In the last few years, cannabis 2.0 has become shorthand for the introduction of derivative cannabis products to recreational markets. This includes products that go beyond dried flower, including edibles, beverages, vapes, and tinctures. But with these products rolled out in Canada and the U.S., it’s only natural that industry observers would start asking “what’s next?” It was also the question posed to us by Global Cannabis Intelligence when they asked for us to participate in their recent virtual summit.
While cannabis 2.0 was product-focused, we think the next wave — let’s call it cannabis 3.0 — will be more dynamic. It will include several trends, some of which are already underway, and could take years to develop fully:
Cannabis 2.0 introduced less traditional cannabis products. But we think that cannabis 3.0 will see typical cannabis attributes — THC percentages or terpenes — take a backseat to occasion or function. Brands will use cannabis as an ingredient in products, but cannabis and its properties (THC percentage, for example), will not be front and centre. These products are starting to appear today — Canopy Rivers portfolio company High Beauty manufactures hemp-derived beauty products — but cannabis 3.0 will see these products go mainstream. We think that in the long term cannabis will be an ingredient that consumers will find in pharmaceuticals, personal hygiene, animal health products, and other product categories.
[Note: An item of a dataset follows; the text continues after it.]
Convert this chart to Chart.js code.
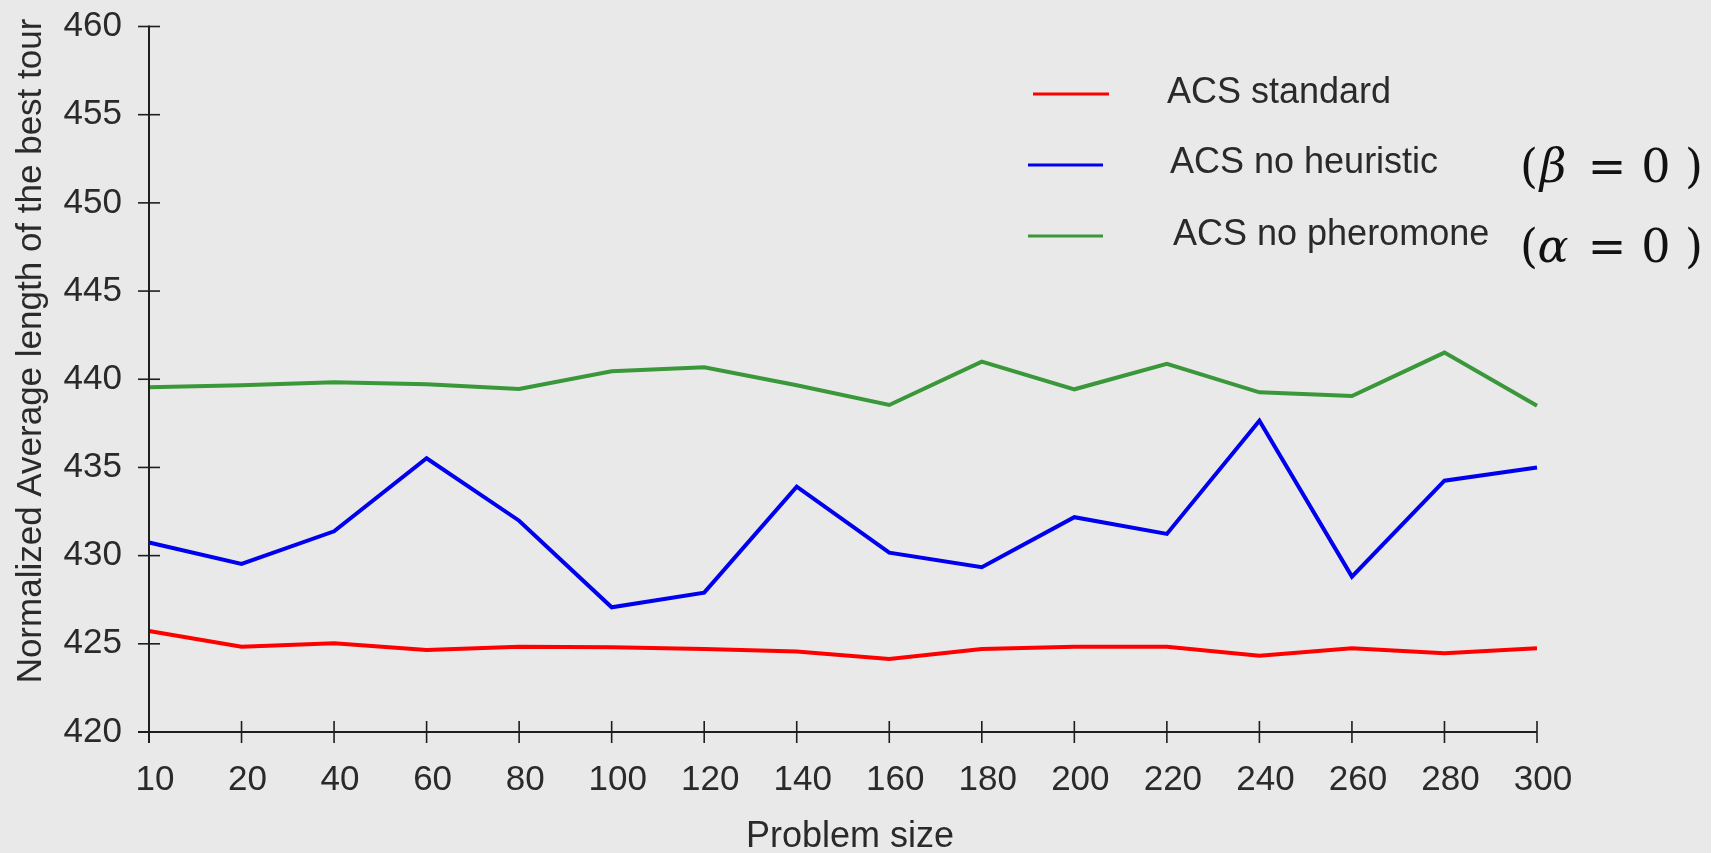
<!DOCTYPE html>
<html>
<head>
<meta charset="utf-8">
<script src="https://cdn.jsdelivr.net/npm/chart.js@4.4.1/dist/chart.umd.min.js"></script>
<style>
  html, body { margin: 0; padding: 0; background: #ffffff; }
  #wrap { width: 1729px; height: 853px; }
</style>
</head>
<body>
<div id="wrap"><canvas id="chart" width="1729" height="853"></canvas></div>
<script>
// Problem sizes on the x axis
const problemSizes = [10, 20, 40, 60, 80, 100, 120, 140, 160, 180, 200, 220, 240, 260, 280, 300];

// Normalized average length of the best tour for each ACS variant
const acsStandard    = [425.73, 424.84, 425.03, 424.65, 424.84, 424.80, 424.71, 424.56, 424.14, 424.71, 424.84, 424.84, 424.33, 424.75, 424.47, 424.75];
const acsNoHeuristic = [430.74, 429.53, 431.38, 435.52, 431.98, 427.07, 427.90, 433.91, 430.17, 429.34, 432.18, 431.23, 437.65, 428.81, 434.25, 435.00];
const acsNoPheromone = [439.55, 439.66, 439.83, 439.72, 439.45, 440.45, 440.68, 439.66, 438.54, 441.00, 439.43, 440.87, 439.26, 439.05, 441.51, 438.50];

// Series names and the parameter set to zero for each variant
const seriesNames = ['ACS standard', 'ACS no heuristic', 'ACS no pheromone'];
const seriesNotes = [null, 'β', 'α'];

// Axis titles
const xTitle = 'Problem size';
const yTitle = 'Normalized Average length of the best tour';

// Y axis range
const yMin = 420, yMax = 460, yStep = 5;

const INK = '#2a2a2a';
const SANS = '"Liberation Sans", Arial, sans-serif';
const SERIF = '"DejaVu Serif", "Liberation Serif", serif';
const BG = '#e9e9e9';

const colors = ['#ff0000', '#0000ee', '#3a973a'];

// Grey panel behind everything
const backgroundPlugin = {
  id: 'panelBackground',
  beforeDraw(chart) {
    const ctx = chart.ctx;
    ctx.save();
    ctx.fillStyle = BG;
    ctx.fillRect(0, 0, 1711, chart.height);
    ctx.restore();
  }
};

// Axis lines with tick marks crossing the axis, plus axis titles
const crossAxesPlugin = {
  id: 'crossAxes',
  afterDraw(chart) {
    const { ctx, chartArea, scales } = chart;
    const xs = scales.x, ys = scales.y;
    const half = 11;
    ctx.save();
    ctx.strokeStyle = '#1e1e1e';
    ctx.lineWidth = 2;
    ctx.lineCap = 'butt';
    // y axis
    const topY = ys.getPixelForValue(yMax);
    ctx.beginPath();
    ctx.moveTo(chartArea.left, topY - 1);
    ctx.lineTo(chartArea.left, chartArea.bottom + half);
    ctx.stroke();
    // x axis
    ctx.beginPath();
    ctx.moveTo(chartArea.left - half, chartArea.bottom);
    ctx.lineTo(chartArea.right, chartArea.bottom);
    ctx.stroke();
    ctx.lineWidth = 1.6;
    ys.ticks.forEach(t => {
      const py = ys.getPixelForValue(t.value);
      ctx.beginPath();
      ctx.moveTo(chartArea.left - half, py);
      ctx.lineTo(chartArea.left + half, py);
      ctx.stroke();
    });
    xs.ticks.forEach((t, i) => {
      const px = xs.getPixelForTick(i);
      ctx.beginPath();
      ctx.moveTo(px, chartArea.bottom - half);
      ctx.lineTo(px, chartArea.bottom + half);
      ctx.stroke();
    });

    // axis titles
    ctx.fillStyle = INK;
    ctx.textAlign = 'center';
    ctx.textBaseline = 'middle';
    ctx.font = '36px ' + SANS;
    ctx.fillText(xTitle, 850, 837);
    ctx.translate(31, 351);
    ctx.rotate(-Math.PI / 2);
    ctx.font = '35px ' + SANS;
    ctx.fillText(yTitle, 0, 0);
    ctx.restore();
  }
};

// Legend inside the plot, with the parameter notes to the right
const legendPlugin = {
  id: 'insideLegend',
  afterDraw(chart) {
    const ctx = chart.ctx;
    const rows = [
      { x0: 1033, x1: 1109, ly: 94,  tx: 1167, ty: 103, nb: 0 },
      { x0: 1028, x1: 1103, ly: 165, tx: 1170, ty: 173, nb: 182 },
      { x0: 1028, x1: 1103, ly: 236, tx: 1173, ty: 245, nb: 262 }
    ];
    ctx.save();
    chart.data.datasets.forEach((ds, i) => {
      const r = rows[i];
      ctx.strokeStyle = ds.borderColor;
      ctx.lineWidth = 3;
      ctx.beginPath();
      ctx.moveTo(r.x0, r.ly);
      ctx.lineTo(r.x1, r.ly);
      ctx.stroke();
      ctx.fillStyle = INK;
      ctx.font = '36px ' + SANS;
      ctx.textAlign = 'left';
      ctx.textBaseline = 'alphabetic';
      ctx.fillText(ds.label, r.tx, r.ty);

      const note = seriesNotes[i];
      if (note) {
        ctx.fillStyle = '#111111';
        ctx.textAlign = 'center';
        const parts = [
          { t: '(', cx: 1529, f: '46px ' + SERIF },
          { t: note, cx: 1553, f: 'italic 46px ' + SERIF },
          { t: '=', cx: 1607, f: '46px ' + SERIF },
          { t: '0', cx: 1656, f: '46px ' + SERIF },
          { t: ')', cx: 1694, f: '46px ' + SERIF }
        ];
        parts.forEach(p => {
          ctx.font = p.f;
          ctx.fillText(p.t, p.cx, r.nb);
        });
      }
    });
    ctx.restore();
  }
};

const ctx = document.getElementById('chart').getContext('2d');
new Chart(ctx, {
  type: 'line',
  data: {
    labels: problemSizes,
    datasets: [
      { label: seriesNames[0], data: acsStandard,    borderColor: colors[0] },
      { label: seriesNames[1], data: acsNoHeuristic, borderColor: colors[1] },
      { label: seriesNames[2], data: acsNoPheromone, borderColor: colors[2] }
    ].map(d => Object.assign(d, {
      borderWidth: 4,
      pointRadius: 0,
      pointHoverRadius: 0,
      tension: 0,
      fill: false
    }))
  },
  options: {
    responsive: false,
    devicePixelRatio: 1,
    animation: false,
    events: [],
    layout: { padding: { top: 26.5, right: 192, left: 0, bottom: 0 } },
    plugins: {
      legend: { display: false },
      tooltip: { enabled: false },
      title: { display: false }
    },
    scales: {
      x: {
        type: 'category',
        offset: false,
        grid: { display: false },
        border: { display: false },
        ticks: {
          color: INK,
          font: { family: SANS, size: 35 },
          padding: 19,
          labelOffset: 6,
          maxRotation: 0,
          autoSkip: false
        },
        afterFit(scale) {
          scale.height = 121;
          scale.paddingLeft = 0;
          scale.paddingRight = 0;
        }
      },
      y: {
        min: yMin,
        max: yMax,
        grid: { display: false },
        border: { display: false },
        ticks: {
          stepSize: yStep,
          color: INK,
          font: { family: SANS, size: 35 },
          padding: 19
        },
        afterFit(scale) {
          scale.width = 149;
          scale.paddingTop = 0;
          scale.paddingBottom = 0;
        }
      }
    }
  },
  plugins: [backgroundPlugin, crossAxesPlugin, legendPlugin]
});
</script>
</body>
</html>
Cannabis 1.0 and even the early days of 2.0 were largely conducted in darkness. Companies launched brands and products with little knowledge of consumer behaviours and desires. This approach, which amounts to little more than a prayer, is no longer feasible in cannabis 3.0. In Canada, consumers can choose from products from over 300 licensed producers, and as of August 2020, none of the brands created by these producers had achieved more than 20 per cent brand awareness. We think that the brands who cut through the noise, and leverage industry data to fully understand their consumer, will capture disproportionate market share in cannabis 3.0.
Even as cannabis 2.0 products hit shelves in Canada, licensed producers held their place at the helm of the cannabis industry. This is mirrored in the United States where multi-state operators, rather than the brands they produce, are at the forefront. We don’t see this holding, though. Like beverage alcohol or even snacks, we think that brands will become the household names in cannabis. Like we go for Miller Lite rather than just any beer from Molson Coors, so too will be the case for cannabis.
The key for brands is to ensure that they can use the aforementioned data to segment a specific audience, and then deliver a product that’s consistent in duration, onset, effect, and outcome. We think that brands which continue to try to be everything to everyone will fall by the wayside as more specialized, focused brands emerge.
When we say that cannabis 3.0 could take years to mature fully, it’s really this point we have in mind. There is still lots of work to be done on cannabis regulatory reform. But we also believe that the momentum picking up today is unstoppable. In November’s U.S. election, every cannabis-related ballot initiative passed, including recreational legalization in New Jersey (where we believe that our portfolio company TerrAscend is particularly set up for success), South Dakota, and Arizona. This state-wide momentum could continue to carry the industry forward while legalization remains a question mark at the federal level.
Internationally, legal cannabis adoption has been slower than the optimistic estimates that followed Canadian legalization. But much like the U.S., things are progressing. Europe’s top court recently ruled that CBD is not a narcotic and European nations could not ban CBD products. The United Nations also reclassified cannabis, saying it is no longer a risky narcotic. In Latin America, Mexico’s senate approved a bill that would legalize recreational cannabis. MJ Biz Daily notes that this bill still faces some hurdles, including approval by the government’s lower legislative chamber.
Cannabis 3.0 is a dynamic process with a lot more nuance than what we saw in cannabis 2.0. It’s the maturation phase for an industry that is gaining momentum globally. With cannabis still in a rapid growth phase — growing 8-15% month over month in Canada and becoming legalized in more U.S. states — we believe that the major catalysts are in place to launch the industry into its next evolution.
This is not an offer to sell or a recommendation to trade in any securities. This information is provided as of the date hereof. This document contains data obtained from third parties that Canopy Rivers has not independently verified. This document also contains forward-looking information within the meaning of Canadian securities law, which is based on certain assumptions. While management believes these assumptions are reasonable based on information available as of the current date, they may prove to be incorrect. Many assumptions are based on factors outside of Canopy Rivers’ control and actual results may differ materially from current expectations. Forward-looking information involves risks, including, but not limited to, the risk factors set out in Canopy Rivers’ most recent Management’s Discussion and Analysis and Annual Information Form. You should not place undue reliance on forward-looking information. Except as required by applicable law, Canopy Rivers assumes no obligation to update or revise any forward-looking information to reflect new events or circumstances.